<<<<

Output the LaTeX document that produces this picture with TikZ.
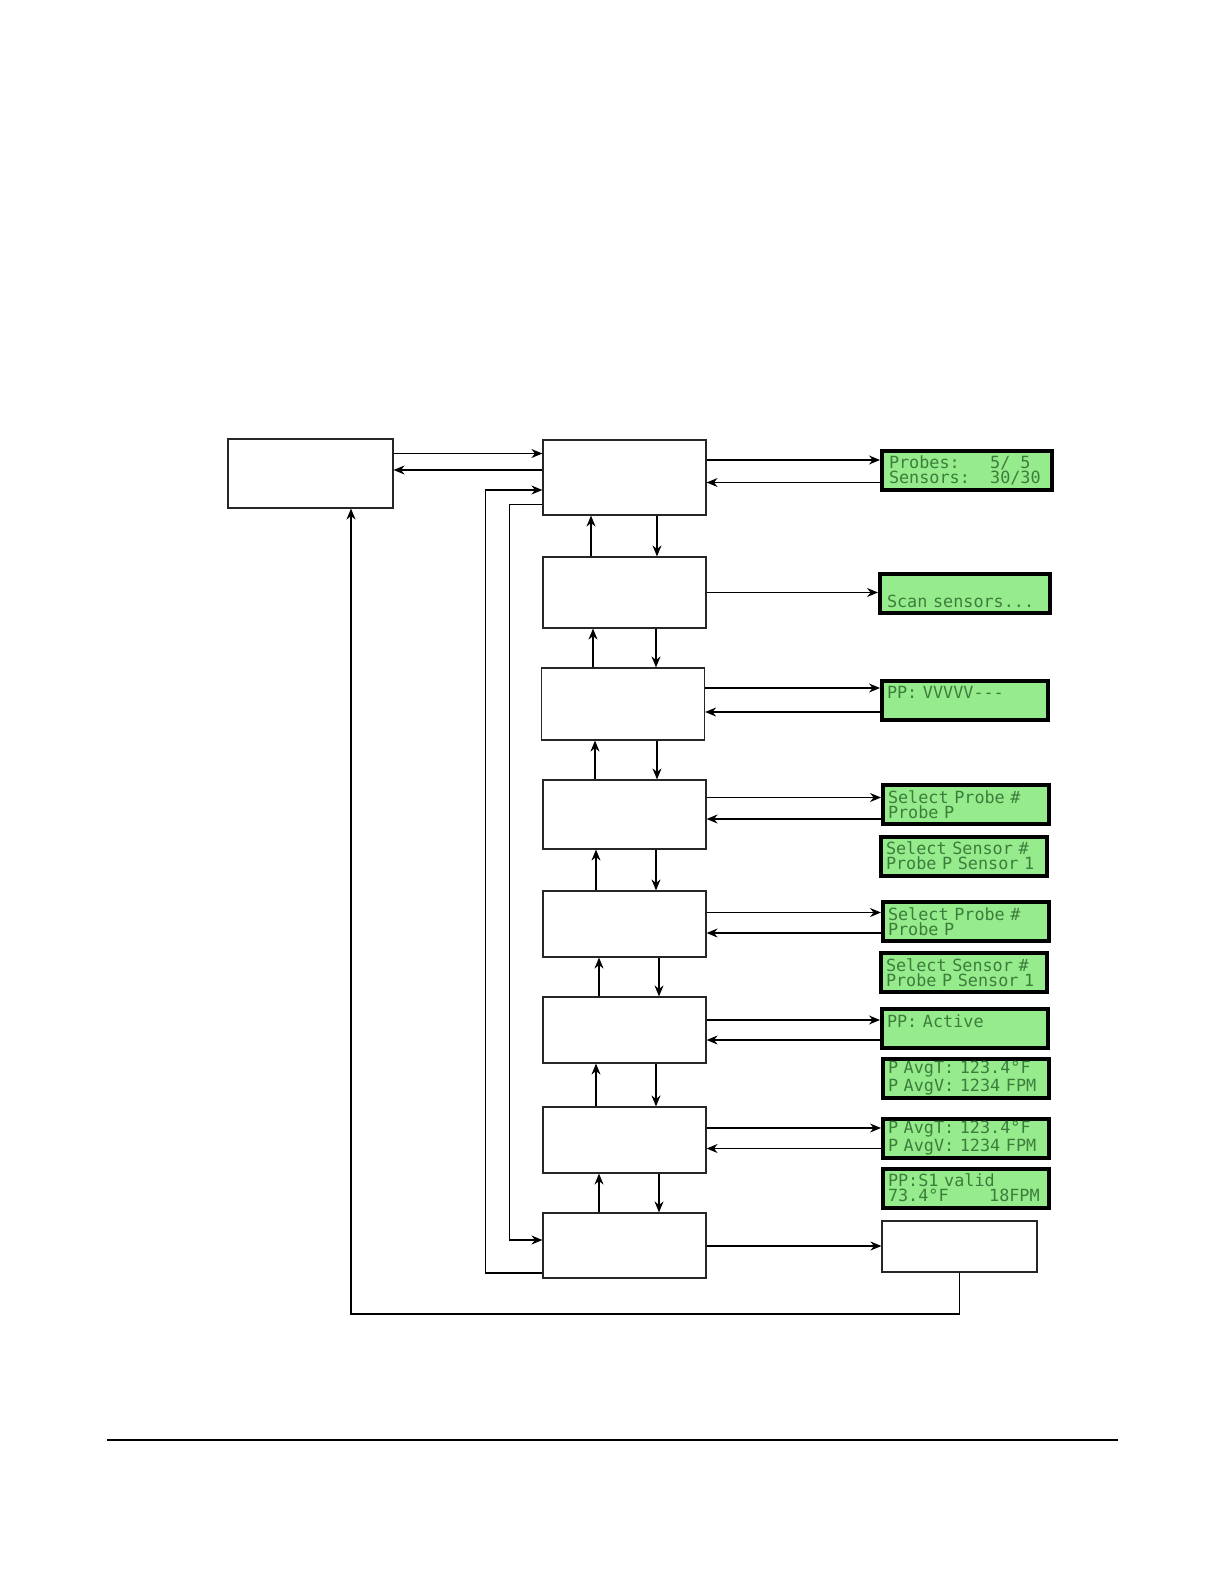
\documentclass[tikz,border=0pt]{standalone}
\usepackage{fontspec}
\usepackage{xcolor}
\usetikzlibrary{arrows.meta}
\newfontfamily\lcdfont{DejaVu Sans Mono}
\definecolor{lcdgreen}{RGB}{150,236,140}
\definecolor{lcdink}{RGB}{60,125,60}
\newcommand{\lcdsp}{\hphantom{0}}

\begin{document}
\begin{tikzpicture}[
  x=0.5pt, y=-0.5pt,
  box/.style={draw=black!85, line width=0.6pt, minimum width=81.5pt, minimum height=33pt,
              inner sep=0pt, fill=white},
  lcd/.style={draw=black, line width=2pt, fill=lcdgreen, text=lcdink, anchor=west,
              minimum width=83pt, minimum height=19.5pt, inner xsep=2.5pt, inner ysep=0pt,
              text width=78pt, align=left, font=\lcdfont\fontsize{8.4}{7.6}\selectfont},
  arr/.style={-{Stealth[length=5.5pt, width=4.5pt, inset=1.8pt]}, line width=0.6pt},
]
\useasboundingbox (0,0) rectangle (1224,1584);

\node[box, minimum width=82.5pt, minimum height=34.5pt] (home) at (310.5,473.5) {};

\node[box, minimum height=37.5pt] (lvl1) at (624.5,477.5) {};
\node[box, minimum height=35.5pt] (lvl2) at (624.5,592.5) {};
\node[box, minimum height=36pt]   (lvl3) at (623,704)     {};
\node[box, minimum height=34.5pt] (lvl4) at (624.5,814.5) {};
\node[box]                        (lvl5) at (624.5,924)   {};
\node[box]                        (lvl6) at (624.5,1030)  {};
\node[box]                        (lvl7) at (624.5,1140)  {};
\node[box, minimum height=32.5pt] (lvl8) at (624.5,1245.5) {};

\node[box, minimum width=77.5pt, minimum height=25.5pt] (finish) at (959.5,1246.5) {};

\node[lcd, minimum width=85pt] (probes) at (880,470.5)
  {Probes:\lcdsp\lcdsp\lcdsp5/\lcdsp5\\Sensors:\lcdsp\lcdsp30/30};
\node[lcd, minimum width=85pt] (scan)   at (878,593.5)  {\phantom{X}\\Scan sensors...};
\node[lcd] (ppstat)     at (880,700)    {PP: VVVVV---\\\phantom{X}};
\node[lcd] (selprobeA)  at (881,804.5)  {Select Probe \#\\Probe P};
\node[lcd] (selsensorA) at (879,856)    {Select Sensor \#\\Probe P Sensor 1};
\node[lcd] (selprobeB)  at (881,921.5)  {Select Probe \#\\Probe P};
\node[lcd] (selsensorB) at (879,972.5)  {Select Sensor \#\\Probe P Sensor 1};
\node[lcd] (active)     at (880,1028.5) {PP: Active\\\phantom{X}};
\node[lcd] (avgA)       at (881,1078)   {P AvgT: 123.4°F\\P AvgV: 1234 FPM};
\node[lcd] (avgB)       at (881,1138)   {P AvgT: 123.4°F\\P AvgV: 1234 FPM};
\node[lcd] (valid)      at (881,1188)
  {PP:S1 valid\\73.4°F\lcdsp\lcdsp\lcdsp\lcdsp18FPM};

\draw[arr] (home.east |- 0,453.5) -- (lvl1.west |- 0,453.5);
\draw[arr] (lvl1.west |- 0,470) -- (home.east |- 0,470);

\draw[arr] (lvl1.east |- 0,460)    -- (probes.west |- 0,460);
\draw[arr] (probes.west |- 0,482.5) -- (lvl1.east |- 0,482.5);
\draw[arr] (lvl2.east) -- (scan.west |- lvl2.east);
\draw[arr] (lvl3.east |- 0,688)    -- (ppstat.west |- 0,688);
\draw[arr] (ppstat.west |- 0,712)  -- (lvl3.east |- 0,712);
\draw[arr] (lvl4.east |- 0,797.5)  -- (selprobeA.west |- 0,797.5);
\draw[arr] (selprobeA.west |- 0,819) -- (lvl4.east |- 0,819);
\draw[arr] (lvl5.east |- 0,912.5)  -- (selprobeB.west |- 0,912.5);
\draw[arr] (selprobeB.west |- 0,933) -- (lvl5.east |- 0,933);
\draw[arr] (lvl6.east |- 0,1020)   -- (active.west |- 0,1020);
\draw[arr] (active.west |- 0,1040) -- (lvl6.east |- 0,1040);
\draw[arr] (lvl7.east |- 0,1128)   -- (avgB.west |- 0,1128);
\draw[arr] (avgB.west |- 0,1148.5) -- (lvl7.east |- 0,1148.5);
\draw[arr] (lvl8.east |- 0,1246)   -- (finish.west |- 0,1246);

\draw[arr] (lvl2.north -| 591,0) -- (lvl1.south -| 591,0);
\draw[arr] (lvl1.south -| 657,0) -- (lvl2.north -| 657,0);
\draw[arr] (lvl3.north -| 593,0) -- (lvl2.south -| 593,0);
\draw[arr] (lvl2.south -| 656,0) -- (lvl3.north -| 656,0);
\draw[arr] (lvl4.north -| 595,0) -- (lvl3.south -| 595,0);
\draw[arr] (lvl3.south -| 657,0) -- (lvl4.north -| 657,0);
\draw[arr] (lvl5.north -| 596,0) -- (lvl4.south -| 596,0);
\draw[arr] (lvl4.south -| 656,0) -- (lvl5.north -| 656,0);
\draw[arr] (lvl6.north -| 599,0) -- (lvl5.south -| 599,0);
\draw[arr] (lvl5.south -| 659,0) -- (lvl6.north -| 659,0);
\draw[arr] (lvl7.north -| 596,0) -- (lvl6.south -| 596,0);
\draw[arr] (lvl6.south -| 656,0) -- (lvl7.north -| 656,0);
\draw[arr] (lvl8.north -| 599,0) -- (lvl7.south -| 599,0);
\draw[arr] (lvl7.south -| 659,0) -- (lvl8.north -| 659,0);

\draw[arr] (lvl1.west |- 0,504.5) -| (509.5,1240) -- (lvl8.west |- 0,1240);
\draw[arr] (lvl8.west |- 0,1273) -| (485.5,490) -- (lvl1.west |- 0,490);
\draw[arr] (finish.south) |- (351,1314) -- (home.south -| 351,0);

\draw[line width=1pt] (107,1440) -- (1118,1440);

\end{tikzpicture}
\end{document}
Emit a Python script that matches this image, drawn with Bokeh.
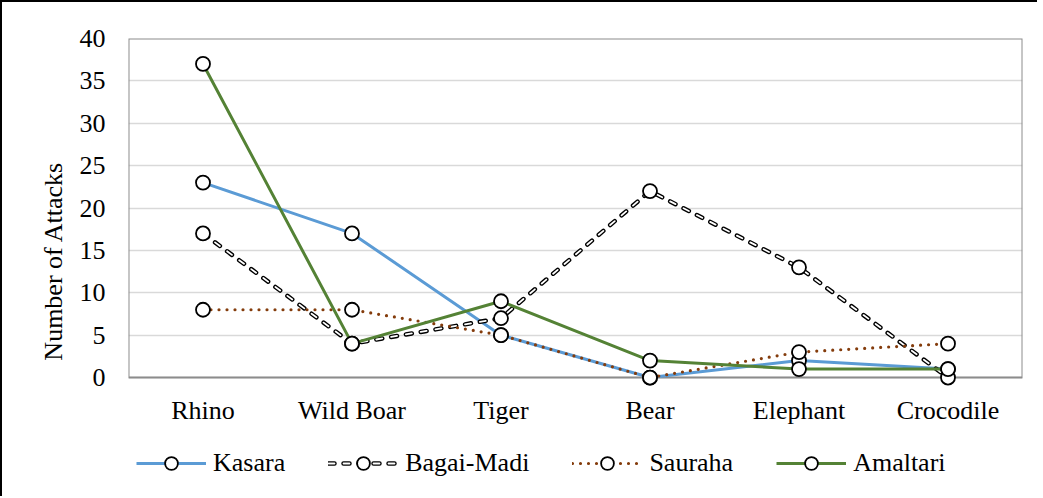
from bokeh.plotting import figure
from bokeh.models import (ColumnDataSource, Range1d, FixedTicker,
                          Legend, LegendItem)
from bokeh.core.properties import value
from bokeh.embed import file_html
from bokeh.resources import INLINE

categories = ["Rhino", "Wild Boar", "Tiger", "Bear", "Elephant", "Crocodile"]
kasara = [23, 17, 5, 0, 2, 1]
bagai_madi = [17, 4, 7, 22, 13, 0]
sauraha = [8, 8, 5, 0, 3, 4]
amaltari = [37, 4, 9, 2, 1, 1]
y_ticks = [0, 5, 10, 15, 20, 25, 30, 35, 40]

FONT = "Liberation Serif"
FS = "26px"
Y_MAX = y_ticks[-1]
Y_BOTTOM = -12.5      # extra room under the plot area for labels and legend
XLABEL_Y = -3.9       # vertical position of the category labels

# category centres on a numeric axis (0.5, 1.5, ...)
xpos = [i + 0.5 for i in range(len(categories))]
ncat = len(categories)

p = figure(x_range=Range1d(0, ncat),
           y_range=Range1d(Y_BOTTOM, Y_MAX),
           frame_width=894, frame_height=445,
           min_border_left=126, min_border_right=15,
           min_border_top=36, min_border_bottom=13,
           output_backend="svg", toolbar_location=None)
p.styles = {"border-left": "2px solid black", "border-top": "2px solid black"}
p.outline_line_color = None
p.background_fill_color = "white"
p.border_fill_color = "white"

p.xgrid.grid_line_color = None
p.ygrid.grid_line_color = "#d9d9d9"
p.ygrid.grid_line_width = 1.5
p.yaxis.ticker = FixedTicker(ticks=y_ticks)
p.yaxis.bounds = (0, Y_MAX)
p.xaxis.visible = False

ax = p.yaxis
ax.axis_line_color = None
ax.major_tick_line_color = None
ax.minor_tick_line_color = None
ax.major_tick_out = 0
ax.major_tick_in = 0
ax.minor_tick_out = 0
ax.minor_tick_in = 0
ax.major_label_text_font = FONT
ax.major_label_text_font_size = FS
ax.major_label_text_color = "black"
ax.axis_label = "Number of Attacks"
ax.axis_label_text_font = FONT
ax.axis_label_text_font_size = FS
ax.axis_label_text_font_style = "normal"
ax.axis_label_text_color = "black"
ax.major_label_standoff = 23
ax.axis_label_standoff = 9

# plot-area border (0..40 on y, whole category span on x)
p.quad(left=[0], right=[ncat], bottom=[0], top=[Y_MAX],
       fill_color=None, line_color="#8c8c8c", line_width=2)

# category labels
p.text(x=xpos, y=[XLABEL_Y] * ncat, text=categories,
       text_font=value(FONT), text_font_size=value(FS), text_color="black",
       text_align="center", text_baseline="middle")

src = ColumnDataSource(dict(x=xpos, kasara=kasara, bagai=bagai_madi,
                            sauraha=sauraha, amaltari=amaltari))

def markers(col):
    return p.scatter("x", col, source=src, size=14, fill_color="white",
                     line_color="black", line_width=1.8)

r1 = p.line("x", "kasara", source=src, line_color="#5b9bd5", line_width=3)
m1 = markers("kasara")

r2a = p.line("x", "bagai", source=src, line_color="black", line_width=4.5,
             line_dash="6 9", line_cap="round")
r2b = p.line("x", "bagai", source=src, line_color="white", line_width=1.8,
             line_dash="6 9", line_cap="round")
m2 = markers("bagai")

r3 = p.line("x", "sauraha", source=src, line_color="#843c0c", line_width=3.2,
            line_dash="0 8", line_cap="round")
m3 = markers("sauraha")

r4 = p.line("x", "amaltari", source=src, line_color="#548235", line_width=3)
m4 = markers("amaltari")

legend = Legend(items=[
    LegendItem(label="Kasara", renderers=[r1, m1]),
    LegendItem(label="Bagai-Madi", renderers=[r2a, r2b, m2]),
    LegendItem(label="Sauraha", renderers=[r3, m3]),
    LegendItem(label="Amaltari", renderers=[r4, m4]),
], orientation="horizontal", location=(8, 4))
legend.glyph_width = 70
legend.glyph_height = 32
legend.label_height = 20
legend.label_standoff = 7
legend.spacing = 43
legend.padding = 0
legend.margin = 0
legend.border_line_color = None
legend.background_fill_alpha = 0
legend.label_text_font = FONT
legend.label_text_font_size = FS
legend.label_text_color = "black"
p.add_layout(legend, "center")

open("out.html", "w").write(file_html(p, INLINE))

>>>>

*SHORT TASK*. Repeat only what runs from the first line of the records above to the line with "minimum width=82.5pt, minimum", both included, word for word, minus the pictures.

*RESPONSE TO THE TASK*.
Output the LaTeX document that produces this picture with TikZ.
\documentclass[tikz,border=0pt]{standalone}
\usepackage{fontspec}
\usepackage{xcolor}
\usetikzlibrary{arrows.meta}
\newfontfamily\lcdfont{DejaVu Sans Mono}
\definecolor{lcdgreen}{RGB}{150,236,140}
\definecolor{lcdink}{RGB}{60,125,60}
\newcommand{\lcdsp}{\hphantom{0}}

\begin{document}
\begin{tikzpicture}[
  x=0.5pt, y=-0.5pt,
  box/.style={draw=black!85, line width=0.6pt, minimum width=81.5pt, minimum height=33pt,
              inner sep=0pt, fill=white},
  lcd/.style={draw=black, line width=2pt, fill=lcdgreen, text=lcdink, anchor=west,
              minimum width=83pt, minimum height=19.5pt, inner xsep=2.5pt, inner ysep=0pt,
              text width=78pt, align=left, font=\lcdfont\fontsize{8.4}{7.6}\selectfont},
  arr/.style={-{Stealth[length=5.5pt, width=4.5pt, inset=1.8pt]}, line width=0.6pt},
]
\useasboundingbox (0,0) rectangle (1224,1584);

\node[box, minimum width=82.5pt, minimum height=34.5pt] (home) at (310.5,473.5) {};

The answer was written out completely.